方法


1.調査対象
   三重県の大学生30名(男性 13名,女性 17名)に行った。

2.調査時期
   2019年11月中旬から12月上旬にかけて実施した。

3.手続き
   インタビュー法と質問紙調査法による調査を行った。調査の特性上,調査対象者の友人が著者の友人と被るとインタビュー調査の中で不都合が生じる可能性があったため,自分の友人または授業等で関わりを持ったことがある知人は調査対象者から外した。また,日頃から心理学に親しみのある教育心理学専攻1年〜4年の学生も調査対象者から外すこととした。これらの条件の下,男女比が偏らないように,授業で協力をお願いしたり著者の友人に協力者を募ってもらったりして30名を集めた。

4.質問紙の構成
   質問紙は以下の尺度によって構成した。
 また,フェイスシートは「大学生の友人関係のあり方に関する調査」と称し,本研究の調査に協力することへの同意を求め,本研究に関する説明事項を調査対象者に読んでもらい,それに同意する場合はそれぞれの項目にチェックを入れてもらった。
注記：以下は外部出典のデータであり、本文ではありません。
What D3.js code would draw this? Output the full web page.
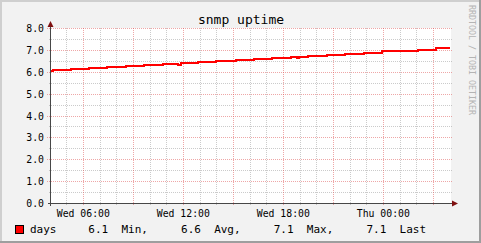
<!DOCTYPE html>
<html>
<head>
<meta charset="utf-8">
<script src="https://cdn.jsdelivr.net/npm/d3@7"></script>
<style>
html,body{margin:0;padding:0;background:#f2f2f2;}
svg{display:block;}
text{font-family:"DejaVu Sans Mono",monospace;}
</style>
</head>
<body>
<script>
// ---- data ----
const title = "snmp uptime";
const seriesName = "days";
// hours after Wed 04:00, and uptime in days (step series as drawn)
const hours = [0, 0.18, 1.26, 2.34, 3.42, 4.54, 5.64, 6.76, 7.70, 7.86, 8.90, 9.98, 11.16, 12.24, 13.30, 14.46, 14.80, 14.94, 15.50, 16.64, 17.70, 17.88, 18.84, 19.90, 20.94, 22.06, 23.14, 24.0];
const days  = [6.06, 6.09, 6.14, 6.19, 6.23, 6.28, 6.33, 6.38, 6.33, 6.42, 6.47, 6.52, 6.57, 6.61, 6.66, 6.71, 6.64, 6.71, 6.76, 6.80, 6.83, 6.85, 6.90, 6.95, 6.99, 7.04, 7.09, 7.09];
const yTicks = [0, 1, 2, 3, 4, 5, 6, 7, 8];
const yMinorTicks = [0.5, 1.5, 2.5, 3.5, 4.5, 5.5, 6.5, 7.5];
const xTickLabels = ["Wed 06:00", "Wed 12:00", "Wed 18:00", "Thu 00:00"];
const statValues = [6.1, 6.6, 7.1, 7.1];
const statLabels = ["Min,", "Avg,", "Max,", "Last"];
const watermark = "RRDTOOL / TOBI OETIKER";

// ---- setup ----
const W = 481, H = 243;
const t0 = new Date(2024, 0, 3, 4, 0, 0); // Wednesday 04:00
const t1 = new Date(2024, 0, 4, 4, 0, 0);
const toDate = h => new Date(t0.getTime() + h * 3600000);

const x = d3.scaleTime().domain([t0, t1]).range([50, 450]);
const y = d3.scaleLinear().domain([0, 8]).range([203.5, 28.5]);
const px = v => Math.floor(v) + 0.5;

const svg = d3.select("body").append("svg").attr("width", W).attr("height", H);

// background and 3d frame
svg.append("rect").attr("width", W).attr("height", H).attr("fill", "#f2f2f2");
svg.append("path").attr("d", `M0,${H}V0H${W}`).attr("fill", "none").attr("stroke", "#cfcfcf").attr("stroke-width", 4);
svg.append("path").attr("d", `M0,${H}H${W}V0`).attr("fill", "none").attr("stroke", "#9e9e9e").attr("stroke-width", 4);

// canvas
svg.append("rect").attr("x", 51).attr("y", 28).attr("width", 400).attr("height", 176).attr("fill", "#ffffff");

const grid = svg.append("g");
const minorC = "rgba(140,140,140,0.45)", majorC = "rgba(222,80,80,0.5)";

// horizontal minor
grid.selectAll(".hmin").data(yMinorTicks).join("line")
  .attr("x1", 49).attr("x2", 452)
  .attr("y1", d => px(y(d))).attr("y2", d => px(y(d)))
  .attr("stroke", minorC).attr("stroke-dasharray", "1,1").attr("shape-rendering", "crispEdges");
// vertical minor (every hour)
const hourTicks = d3.timeHour.range(t0, t1).filter(d => d > t0);
grid.selectAll(".vmin").data(hourTicks.filter(d => d.getHours() % 3 !== 0)).join("line")
  .attr("x1", d => px(x(d))).attr("x2", d => px(x(d)))
  .attr("y1", 28).attr("y2", 205)
  .attr("stroke", minorC).attr("stroke-dasharray", "1,1").attr("shape-rendering", "crispEdges");
// horizontal major
grid.selectAll(".hmaj").data(yTicks.filter(d => d > 0)).join("line")
  .attr("x1", 47).attr("x2", 453)
  .attr("y1", d => px(y(d))).attr("y2", d => px(y(d)))
  .attr("stroke", majorC).attr("stroke-dasharray", "1,1").attr("shape-rendering", "crispEdges");
// vertical major (every 3 hours)
const majorTimes = hourTicks.filter(d => d.getHours() % 3 === 0);
grid.selectAll(".vmaj").data(majorTimes).join("line")
  .attr("x1", d => px(x(d))).attr("x2", d => px(x(d)))
  .attr("y1", 28).attr("y2", 206)
  .attr("stroke", majorC).attr("stroke-dasharray", "1,1").attr("shape-rendering", "crispEdges");

// data line
const pts = hours.map((h, i) => ({t: toDate(h), v: days[i]}));
const line = d3.line()
  .x(d => Math.round(x(d.t)))
  .y(d => Math.round(y(d.v)))
  .curve(d3.curveStepAfter);
svg.append("path").datum(pts).attr("d", line)
  .attr("fill", "none").attr("stroke", "#ff0000").attr("stroke-width", 2)
  .attr("shape-rendering", "crispEdges");

// axes
const axisC = "#474747", arrowC = "#7f1010";
svg.append("line").attr("x1", 48).attr("x2", 454).attr("y1", 203.5).attr("y2", 203.5)
  .attr("stroke", axisC).attr("stroke-width", 1).attr("shape-rendering", "crispEdges");
svg.append("line").attr("x1", 50.5).attr("x2", 50.5).attr("y1", 206).attr("y2", 25)
  .attr("stroke", axisC).attr("stroke-width", 1).attr("shape-rendering", "crispEdges");
svg.append("path").attr("d", "M452,200.5L458,203.5L452,206.5Z").attr("fill", arrowC);
svg.append("path").attr("d", "M47.5,27L50.5,21L53.5,27Z").attr("fill", arrowC);

// y labels
svg.selectAll(".ylab").data(yTicks).join("text")
  .attr("x", 44).attr("y", d => px(y(d)) + 3.5)
  .attr("text-anchor", "end").attr("font-size", "9.8px").attr("fill", "#000")
  .text(d => d3.format(".1f")(d));

// x labels (every 6 hours)
const labelTimes = hourTicks.filter(d => d.getHours() % 6 === 0);
svg.selectAll(".xlab").data(labelTimes).join("text")
  .attr("x", d => x(d)).attr("y", 216.5)
  .attr("text-anchor", "middle").attr("font-size", "9.8px").attr("fill", "#000")
  .text((d, i) => xTickLabels[i]);

// title
svg.append("text").attr("x", 241).attr("y", 23.5).attr("text-anchor", "middle")
  .attr("font-size", "13px").attr("fill", "#000").text(title);

// watermark
svg.append("text").attr("transform", "translate(468.5,5) rotate(90)")
  .attr("font-size", "8.3px").attr("fill", "#b4b4b4").text(watermark);

// legend
svg.append("rect").attr("x", 15.5).attr("y", 225.5).attr("width", 8).attr("height", 8)
  .attr("fill", "#ff0000").attr("stroke", "#000").attr("stroke-width", 1);
svg.append("text").attr("x", 30).attr("y", 233).attr("font-size", "11px").attr("fill", "#000").text(seriesName);
const statStr = statValues.map((v, i) => (i === 0 ? "" : "     ") + d3.format(".1f")(v) + "  " + statLabels[i]).join("");
svg.append("text").attr("x", 88.3).attr("y", 233).attr("font-size", "11px").attr("fill", "#000")
  .attr("xml:space", "preserve").style("white-space", "pre").text(statStr);
</script>
</body>
</html>
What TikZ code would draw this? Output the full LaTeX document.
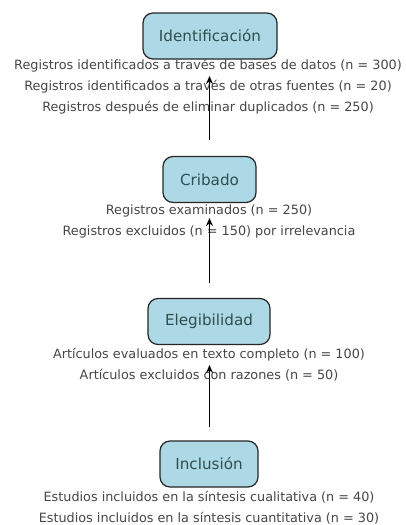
\documentclass[tikz,border=0pt]{standalone}
\usepackage{fontspec}
\setmainfont{DejaVu Sans}
\usetikzlibrary{arrows.meta}
\definecolor{boxfill}{RGB}{173,216,230}
\definecolor{boxtext}{RGB}{47,79,79}
\definecolor{linetext}{RGB}{70,70,70}
\begin{document}
\begin{tikzpicture}[x=1pt,y=-1pt,
  stage/.style={draw=black!85, line width=1.2pt, fill=boxfill, rounded corners=10pt,
    text=boxtext, font=\fontsize{15.2}{17}\selectfont, minimum height=46pt, inner sep=0pt},
  info/.style={text=linetext, font=\fontsize{12.8}{21}\selectfont, align=center, inner sep=0pt},
  flow/.style={-{Stealth[length=8pt,width=7pt]}, line width=1.8pt}]
\useasboundingbox (0,0) rectangle (405,525);
\node[stage, minimum width=134pt] (s1) at (210,36) {Identificación};
\node[info] (i1) at (208,87) {Registros identificados a través de bases de datos (n = 300)\\
Registros identificados a través de otras fuentes (n = 20)\\
Registros después de eliminar duplicados (n = 250)};
\node[stage, minimum width=93pt] (s2) at (209.5,179.5) {Cribado};
\node[info] (i2) at (209,221) {Registros examinados (n = 250)\\
Registros excluidos (n = 150) por irrelevancia};
\node[stage, minimum width=122pt] (s3) at (209,321.5) {Elegibilidad};
\node[info] (i3) at (209,365) {Artículos evaluados en texto completo (n = 100)\\
Artículos excluidos con razones (n = 50)};
\node[stage, minimum width=98pt] (s4) at (209,464) {Inclusión};
\node[info] (i4) at (209,507.5) {Estudios incluidos en la síntesis cualitativa (n = 40)\\
Estudios incluidos en la síntesis cuantitativa (n = 30)};
\coordinate (t1) at (209.5,140);
\coordinate (h1) at (209.5,76);
\coordinate (t2) at (209.5,283);
\coordinate (h2) at (209.5,218);
\coordinate (t3) at (209.5,427);
\coordinate (h3) at (209.5,365);
\draw[flow] (t1) -- (h1);
\draw[flow] (t2) -- (h2);
\draw[flow] (t3) -- (h3);
\end{tikzpicture}
\end{document}
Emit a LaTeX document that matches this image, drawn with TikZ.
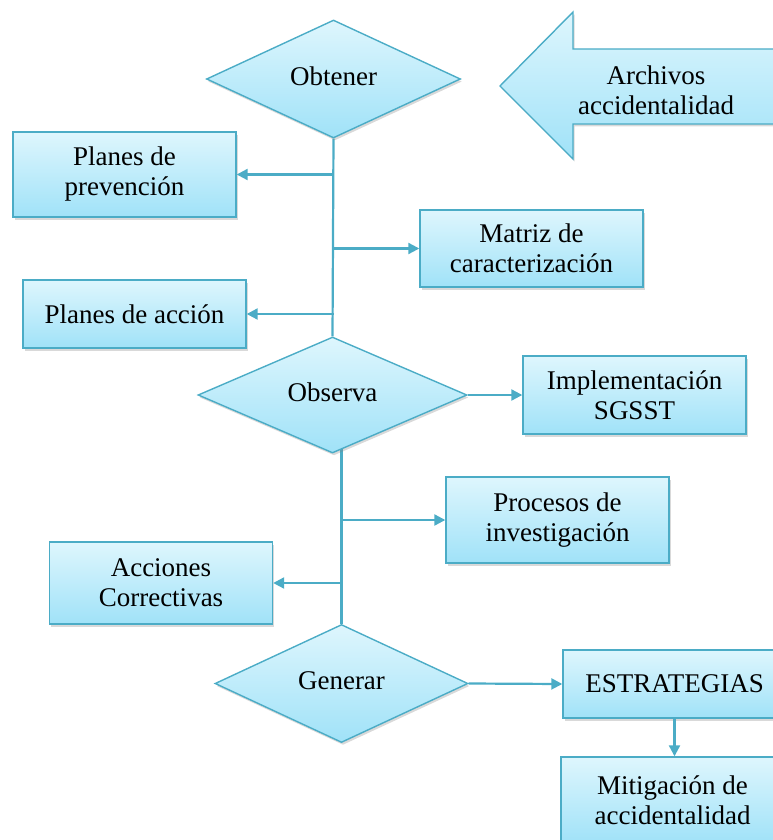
\documentclass[tikz,border=0pt]{standalone}
\usepackage{fontspec}
\setmainfont{Liberation Serif}
\usetikzlibrary{shapes.geometric,shadows,arrows.meta,backgrounds}
\definecolor{acc}{HTML}{4BACC6}
\definecolor{ftop}{HTML}{DEF6FD}
\definecolor{fbot}{HTML}{A0E2F8}
\tikzset{
  base/.style={draw=acc, line width=1.4pt, top color=ftop, bottom color=fbot,
    drop shadow={shadow xshift=1.5pt, shadow yshift=-2.5pt, opacity=0.3},
    font=\fontsize{27}{30}\selectfont, align=center, inner sep=0pt},
  boxn/.style={base, rectangle, minimum width=223pt},
  dia/.style={base, diamond, text depth=6pt},
  conn/.style={draw=acc, line width=2.2pt},
  arr/.style={conn, -{Triangle[length=11pt,width=11pt]}}
}
\begin{document}
\begin{tikzpicture}[x=1pt,y=-1pt]
\useasboundingbox (0,0) rectangle (773,840);
\clip (0,0) rectangle (773,840);
% diamonds
\node[dia, minimum width=254pt, minimum height=118pt] (obt) at (333.5,79) {Obtener};
\node[dia, minimum width=269pt, minimum height=116pt] (obs) at (332.5,395) {Observa};
\node[dia, minimum width=253pt, minimum height=118pt] (gen) at (341.5,683.5) {Generar};
% boxes
\node[boxn, minimum height=85pt] (prev) at (124.5,174.5) {Planes de\\prevención};
\node[boxn, minimum height=77pt] (matr) at (531.5,248.5) {Matriz de\\caracterización};
\node[boxn, minimum height=68pt] (pacc) at (134.5,314) {Planes de acción};
\node[boxn, minimum height=78pt] (impl) at (634.5,395) {Implementación\\SGSST};
\node[boxn, minimum height=86pt] (proc) at (557.5,520) {Procesos de\\investigación};
\node[boxn, minimum height=82pt] (acor) at (161,583) {Acciones\\Correctivas};
\node[boxn, minimum height=68pt] (estr) at (674.5,684) {ESTRATEGIAS};
\node[boxn, minimum height=86pt] (miti) at (672.5,800) {Mitigación de\\accidentalidad};
% big arrow
\path[base] (500,86) -- (573,12) -- (573,49) -- (800,49) -- (800,124) -- (573,124) -- (573,159) -- cycle;
\node[font=\fontsize{27}{30}\selectfont, align=center, inner sep=0pt] (arch) at (656,90) {Archivos\\accidentalidad};
% connectors
\begin{scope}[on background layer]
\draw[conn] (obt.south) -- (obs.north);
\draw[conn] (obs.center -| gen.north) -- (gen.north);
\end{scope}
\draw[arr] (prev.east -| obt.south) -- (prev.east);
\draw[arr] (matr.west -| obt.south) -- (matr.west);
\draw[arr] (pacc.east -| obt.south) -- (pacc.east);
\draw[arr] (obs.east) -- (impl.west);
\draw[arr] (proc.west -| gen.north) -- (proc.west);
\draw[arr] (acor.east -| gen.north) -- (acor.east);
\draw[arr] (gen.east) -- (estr.west);
\draw[arr] (estr.south) -- (estr.south |- miti.north);
\end{tikzpicture}
\end{document}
また,それを踏まえた上で研究に同意する場合は,その意思表明として署名をしてもらった。

4−1. 状態自尊感情について
 状況によって変化する状態自尊感情について調べるために,状態自尊感情をはかる状態感情尺度(山本他(1982)が作成した尺度を元に阿部・今野(2007)が作成)を使用した。これらについて8項目を使用し,5件法(「あてはまらない」「どちらかと言えばあてはまらない」「どちらとも言えない」「どちらかと言えばあてはまる」「あてはまる」)で測定した。なお,阿部・今野(2007)は測定時の感情状態について限定的に測定するために教示文を “いま…感じる”としている。

4−2. 特性自尊感情について
 生来のもので比較的安定した特性自尊感情を測定するために,特性自尊感情尺度(阿部・今野(2007))を用いた。これらについて8項目を5件法(「あてはまらない」「どちらかと言えばあてはまらない」「どちらとも言えない」「どちらかと言えばあてはまる」「あてはまる」)で測定した。なお,阿部・今野(2007)により状態自尊感情尺度の教示文の「いま」の部分が「ふだん」とされ,各項目文を “ふだん…している” とされている。

4−3. セルフ・モニタリングについて
 セルフ・モニタリングを測定するために,改訂セルフ・モニタリング尺度(Lennox & Wolfe, 1984)を用いた。これらについて13項目を5件法「あてはまらない」「どちらかと言えばあてはまらない」「どちらとも言えない」「どちらかと言えばあてはまる」「あてはまる」)で測定した。

4−4. 自己切替について
 自己切替を測定するために,友人関係新規尺度(大谷,2007)を用いた。これらのうち,自己自信,自己切替,同調,目的別対象切替に関する14項目を5件法「あてはまらない」「どちらかと言えばあてはまらない」「どちらとも言えない」「どちらかと言えばあてはまる」「あてはまる」)で測定した。

5.インタビューについて
   対象者に,個別で上記の質問紙調査を行った後,1人あたり20~30分程度で半構造化インタビューを行った。インタビューはプライバシーに配慮し,質問紙調査と合わせて個室で実施した。インタビュー調査を始める前に,調査対象者に個人情報の保護について説明をした後,ボイスレコーダーで音声データを取って良いかどうか許可を得た上で,録音を行った。